Ajai Chemmanam
Understanding Precision and Recall in Machine Learning Context
Date: 2022-03-08
Written by Ajai Chemmanam

Measuring the effectiveness of a solution is often relative to the problem it solves. Accuracy is not always the final word in terms of performance metrics of a machine learning model.

The costs associated with missing a detection and getting a wrong detection provides the basis of valuing precision and recall.

TP vs FP vs TN vs FN

A machine learning classifier model's predictions can have one of four possible outcomes. Ideally we want maximum truth outcomes and minimal false outcomes.

In Image Classification Context

True Positive (TP) = The model correctly classified the image contained an object.

False Positive (FP) = Model predicted the presence of the object, but the image didn't really have one.

True Negative (TN) = The model correctly didn't predict the presence of object as the image didn't contain an object.

False Negative (FN) = Model couldn't predice the presence of object, but the image did contain an object.

In Object Detection Context

True Positive (TP) = Both detection and classification are correct. ie, the model correctly drew the correct sized bounding box on top of the object and detected as the right object.

False Positive (FP) = The model drew a bounding box in a place where it wasn't supposed to. This occurs most often when objects look similar to each other, and can be reduced by labeling the object confusing the model.

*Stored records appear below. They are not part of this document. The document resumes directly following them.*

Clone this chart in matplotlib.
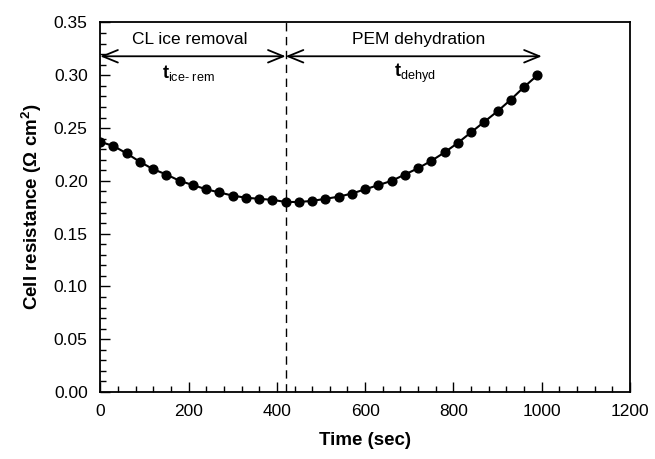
# -*- coding: utf-8 -*-
import numpy as np
import matplotlib
matplotlib.use('Agg')
import matplotlib.pyplot as plt
from matplotlib.ticker import MultipleLocator

plt.rcParams['font.family'] = ['Liberation Sans', 'DejaVu Sans']
plt.rcParams['mathtext.fontset'] = 'custom'
plt.rcParams['mathtext.rm'] = 'Liberation Sans'
plt.rcParams['mathtext.it'] = 'Liberation Sans'
plt.rcParams['mathtext.bf'] = 'Liberation Sans:bold'

# Dados
time = [0, 30, 60, 90, 120, 150, 180, 210, 240, 270, 300, 330, 360, 390,
        420, 450, 480, 510, 540, 570, 600, 630, 660, 690, 720, 750, 780,
        810, 840, 870, 900, 930, 960, 990]
resist = [0.237, 0.233, 0.226, 0.218, 0.211, 0.206, 0.200, 0.196, 0.192,
          0.189, 0.186, 0.184, 0.183, 0.182, 0.180, 0.180, 0.181, 0.183,
          0.185, 0.188, 0.192, 0.196, 0.200, 0.206, 0.212, 0.219, 0.227,
          0.236, 0.246, 0.256, 0.266, 0.277, 0.289, 0.300]

t_split = 420
t_end = 1000
y_arrow = 0.318

fig = plt.figure(figsize=(6.55, 4.59), dpi=100)
ax = fig.add_axes([0.153, 0.146, 0.809, 0.805])

ax.plot(time, resist, '-o', color='black', lw=1.5, ms=6.3)
ax.axvline(t_split, color='black', lw=1, dashes=(6, 4))

# setas
estilo = '<->,head_length=1.1,head_width=0.45'
ax.annotate('', xy=(0, y_arrow), xytext=(t_split, y_arrow),
            arrowprops=dict(arrowstyle=estilo, color='black', lw=1.3,
                            shrinkA=0, shrinkB=0))
ax.annotate('', xy=(t_split, y_arrow), xytext=(t_end, y_arrow),
            arrowprops=dict(arrowstyle=estilo, color='black', lw=1.3,
                            shrinkA=0, shrinkB=0))

ax.text(203, 0.3335, 'CL ice removal', ha='center', va='center', fontsize=12.5)
ax.text(720, 0.3335, 'PEM dehydration', ha='center', va='center', fontsize=12.5)
ax.text(200, 0.302, '$\\mathbf{t}_\\mathregular{ice\u2010\\ rem}$', ha='center', va='center', fontsize=13)
ax.text(712, 0.302, '$\\mathbf{t}_\\mathregular{dehyd}$', ha='center', va='center', fontsize=13)

ax.set_xlim(0, 1200)
ax.set_ylim(0, 0.35)
ax.xaxis.set_major_locator(MultipleLocator(200))
ax.xaxis.set_minor_locator(MultipleLocator(40))
ax.yaxis.set_major_locator(MultipleLocator(0.05))
ax.yaxis.set_minor_locator(MultipleLocator(0.01))
ax.yaxis.set_major_formatter(plt.FormatStrFormatter('%.2f'))
ax.tick_params(which='both', direction='in', labelsize=12.5, width=1)
ax.tick_params(which='major', length=7, pad=9)
ax.tick_params(which='minor', length=4)
for s in ax.spines.values():
    s.set_linewidth(1.3)

ax.set_xlabel('Time (sec)', fontsize=13.5, fontweight='bold', labelpad=9)
ax.set_ylabel(r'Cell resistance (Ω cm$^\mathbf{2}$)', fontsize=13.5, fontweight='bold', labelpad=7)

plt.savefig('out.png', dpi=100)
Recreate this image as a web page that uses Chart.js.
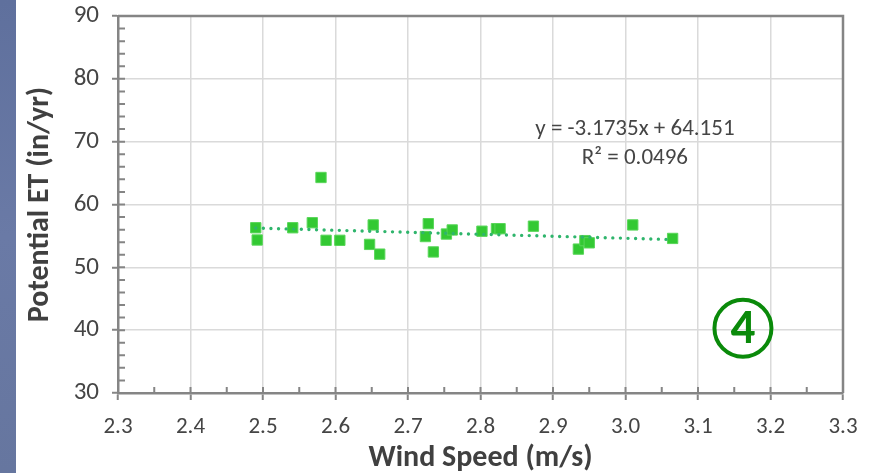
<!DOCTYPE html>
<html>
<head>
<meta charset="utf-8">
<script src="https://cdn.jsdelivr.net/npm/chart.js@4.4.0/dist/chart.umd.min.js"></script>
<style>
    html, body { margin: 0; padding: 0; background: #fff; }
    #wrap { position: relative; width: 873px; height: 473px; }
    #strip { position: absolute; left: 0; top: 0; width: 16px; height: 473px;
             background: linear-gradient(#5f709d, #6a7aa6 50%, #66769f); }
    canvas { position: absolute; left: 0; top: 0; }
</style>
</head>
<body>
<div id="wrap">
    <div id="strip"></div>
    <canvas id="etChart" width="873" height="473"></canvas>
</div>
<script>
// wind speed (m/s) vs potential ET (in/yr)
const windSpeed = [2.490, 2.492, 2.541, 2.568, 2.580, 2.587, 2.606, 2.647, 2.652, 2.661, 2.724, 2.728,
                   2.735, 2.753, 2.761, 2.802, 2.822, 2.827, 2.873, 2.935, 2.944, 2.950, 3.010, 3.065];
const potentialET = [56.3, 54.35, 56.3, 57.1, 64.3, 54.3, 54.3, 53.65, 56.75, 52.1, 54.9, 56.95,
                     52.45, 55.3, 55.95, 55.75, 56.15, 56.15, 56.55, 52.9, 54.25, 53.9, 56.75, 54.6];

// linear trendline end points
const trendX = [2.490, 3.065];
const trendY = [56.25, 54.42];

const xTicks = [2.3, 2.4, 2.5, 2.6, 2.7, 2.8, 2.9, 3.0, 3.1, 3.2, 3.3];
const yTicks = [30, 40, 50, 60, 70, 80, 90];

const eqLines = ['y = -3.1735x + 64.151', 'R\u00b2 = 0.0496'];
const eqAt = { x: 3.013, y: 71.9 };
const badgeText = '4';
const badgeAt = { x: 3.162, y: 40.3 };

const axisGray = '#858585';
const textGray = '#454545';
const fontFamily = 'Carlito, "Liberation Sans Narrow", "Liberation Sans", sans-serif';

const pointData = windSpeed.map((x, i) => ({ x: x, y: potentialET[i] }));
const trendData = trendX.map((x, i) => ({ x: x, y: trendY[i] }));

// minor ticks, top/right frame, trend equation and the circled label
const extrasPlugin = {
    id: 'extras',
    afterDraw(chart) {
        const ctx = chart.ctx;
        const a = chart.chartArea;
        const xs = chart.scales.x, ys = chart.scales.y;
        ctx.save();
        ctx.strokeStyle = axisGray;
        ctx.lineWidth = 2;
        ctx.beginPath();
        // y: minor every 2, inner part of the majors
        for (let v = yTicks[0]; v <= yTicks[yTicks.length - 1]; v += 2) {
            const py = ys.getPixelForValue(v);
            ctx.moveTo(a.left, py);
            ctx.lineTo(a.left + 7, py);
        }
        // x: minor halfway, inner part of the majors
        for (let i = 0; i < xTicks.length; i++) {
            const px = xs.getPixelForValue(xTicks[i]);
            ctx.moveTo(px, a.bottom);
            ctx.lineTo(px, a.bottom - 6);
            if (i < xTicks.length - 1) {
                const pm = xs.getPixelForValue((xTicks[i] + xTicks[i + 1]) / 2);
                ctx.moveTo(pm, a.bottom);
                ctx.lineTo(pm, a.bottom - 6);
            }
        }
        ctx.stroke();

        // frame top and right
        ctx.lineWidth = 2.5;
        ctx.beginPath();
        ctx.moveTo(a.left, a.top);
        ctx.lineTo(a.right, a.top);
        ctx.lineTo(a.right, a.bottom);
        ctx.stroke();

        // equation
        ctx.fillStyle = textGray;
        ctx.font = '23px ' + fontFamily;
        ctx.textAlign = 'center';
        ctx.textBaseline = 'middle';
        const ex = xs.getPixelForValue(eqAt.x);
        const ey = ys.getPixelForValue(eqAt.y);
        ctx.fillText(eqLines[0], ex, ey);
        ctx.fillText(eqLines[1], ex, ey + 29);

        // circled number
        const bx = xs.getPixelForValue(badgeAt.x);
        const by = ys.getPixelForValue(badgeAt.y);
        ctx.strokeStyle = '#0a8a0a';
        ctx.lineWidth = 4;
        ctx.beginPath();
        ctx.arc(bx, by, 28.5, 0, Math.PI * 2);
        ctx.stroke();
        ctx.fillStyle = '#0a8a0a';
        ctx.font = 'bold 49px ' + fontFamily;
        ctx.fillText(badgeText, bx, by + 2);
        ctx.restore();
    }
};

const ctx = document.getElementById('etChart').getContext('2d');
const etChart = new Chart(ctx, {
    type: 'scatter',
    data: {
        datasets: [{
            label: 'Trend',
            data: trendData,
            showLine: true,
            borderColor: '#2fb56c',
            borderWidth: 3.4,
            borderDash: [0, 7.6],
            borderCapStyle: 'round',
            pointRadius: 0,
            fill: false,
            order: 0
        }, {
            label: 'Potential ET',
            data: pointData,
            pointStyle: 'rect',
            pointRadius: 7.3,
            backgroundColor: '#33c933',
            borderColor: '#5ad65a',
            borderWidth: 1,
            order: 1
        }]
    },
    options: {
        responsive: false,
        animation: false,
        layout: {
            padding: { left: 0, top: 16, right: 30, bottom: 0 }
        },
        plugins: {
            legend: { display: false },
            tooltip: { enabled: false }
        },
        scales: {
            x: {
                type: 'linear',
                min: 2.3,
                max: 3.3,
                afterFit: function (scale) {
                    scale.height = 80;
                    scale.paddingLeft = 0;
                    scale.paddingRight = 0;
                },
                afterBuildTicks: function (scale) {
                    scale.ticks = xTicks.map(v => ({ value: v }));
                },
                ticks: {
                    padding: 13,
                    color: textGray,
                    font: { family: fontFamily, size: 23 },
                    callback: function (value) { return value.toFixed(1); }
                },
                grid: {
                    color: '#dadada',
                    lineWidth: 1.5,
                    tickColor: axisGray,
                    tickWidth: 2,
                    tickLength: 7
                },
                border: { color: axisGray, width: 2.5 },
                title: {
                    display: true,
                    text: 'Wind Speed (m/s)',
                    color: '#404040',
                    font: { family: fontFamily, size: 30, weight: 'bold', lineHeight: 1.0 },
                    padding: { top: 0, bottom: 0 }
                }
            },
            y: {
                min: 30,
                max: 90,
                afterFit: function (scale) {
                    scale.width = 118;
                    scale.paddingTop = 0;
                    scale.paddingBottom = 0;
                },
                afterBuildTicks: function (scale) {
                    scale.ticks = yTicks.map(v => ({ value: v }));
                },
                ticks: {
                    padding: 13,
                    color: textGray,
                    font: { family: fontFamily, size: 25 }
                },
                grid: {
                    color: '#dadada',
                    lineWidth: 1.5,
                    tickColor: axisGray,
                    tickWidth: 2,
                    tickLength: 6
                },
                border: { color: axisGray, width: 2.5 },
                title: {
                    display: true,
                    text: 'Potential ET (in/yr)',
                    color: '#404040',
                    font: { family: fontFamily, size: 30, weight: 'bold' },
                    padding: { top: 22, bottom: 0 }
                }
            }
        }
    },
    plugins: [extrasPlugin]
});
</script>
</body>
</html>
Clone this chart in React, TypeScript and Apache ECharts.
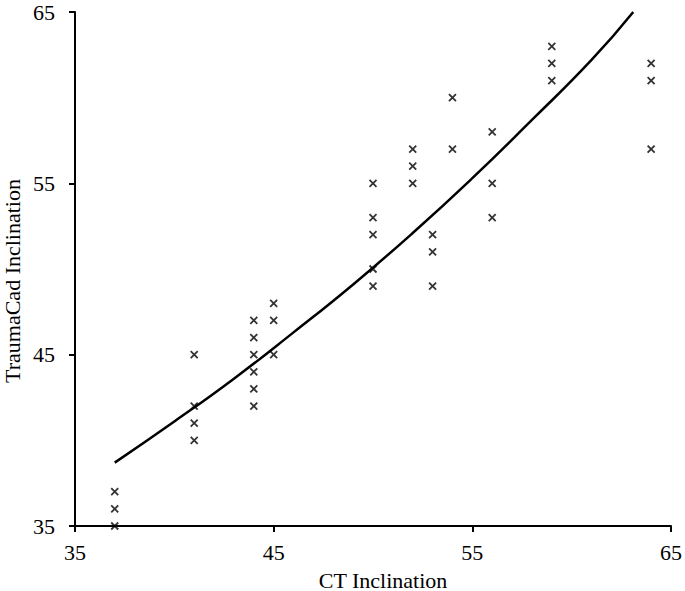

True Negative (TN) = No detections and classification were made. The model correctly didn't predict an object as the object was not in the image.

False Negative (FN) = Object was present in the image, but the model did not draw a bounding box. This occurs most often when the object is seen at a weird angle, lighting, or state not captured in the model's training data. It can be reduced by increasing object representation in the training data.

Precision and Recall

Precision is given by

True Positives / (True Positives + False Positives)

Practically, this metric tells us how much we can trust this model that it's prediction being a true positive out of all the positive predictions. A high precision value means there were very few false positives and the classifier is very strict in the criteria for classifying something as positive.

Recall is given by

True Positives / (True Positives + False Negatives)

Recall tells us how much we can trust the model in predicting all the positive predictions out of all predictions. A high recall value means there were very few false negatives and that the classifier is more permissive in the criteria for classifying something as positive.

Now let's look at an example and see how Precision and Recall is calculated. Consider a ball detection model and give images of 1000 ball to detect. If it successfully detects 500 ball (TP), incorrectly detects 300 ball (FP), and fails to detect 200 ball (FN). Then the model has a precision of 500/(500+300) = 500/800, or 62.5%. And the model would have a recall of 500/(500+200) = 500/700, or 71%.

What should our model have? More precision or More recall?

The answer to this question depends on the problem you are trying to solve.

For some cases, a model with higher precision may be better than a model with higher recall. Eg. In email spam classification, where false negatives are much more tolerable than false positives. It doesn't matter if we occasionally find a spam email in your inbox, but having good emails classified as spam can be problematic.

And in some cases a model with higher recall may be prefered.

For example, In medical scenarios false positives are more acceptable than false negatives. It's ok if we misclassify healthy people as members of the positive class (has disease). On further diagnostics, we can avoid such people.

But missing a person who needs treatment, on the other hand, is something we don't want. In this type of problem we want very high recall values: We need to try to find as many members of the positive class as possible.

Other metrics

Other than Precision and Recall metrics like mean average precision (mAP), F1 Score, Area Under Curve (AUC), ROC etc. also give better insights to our model's performances. We will have more detailed blog on these metrics later.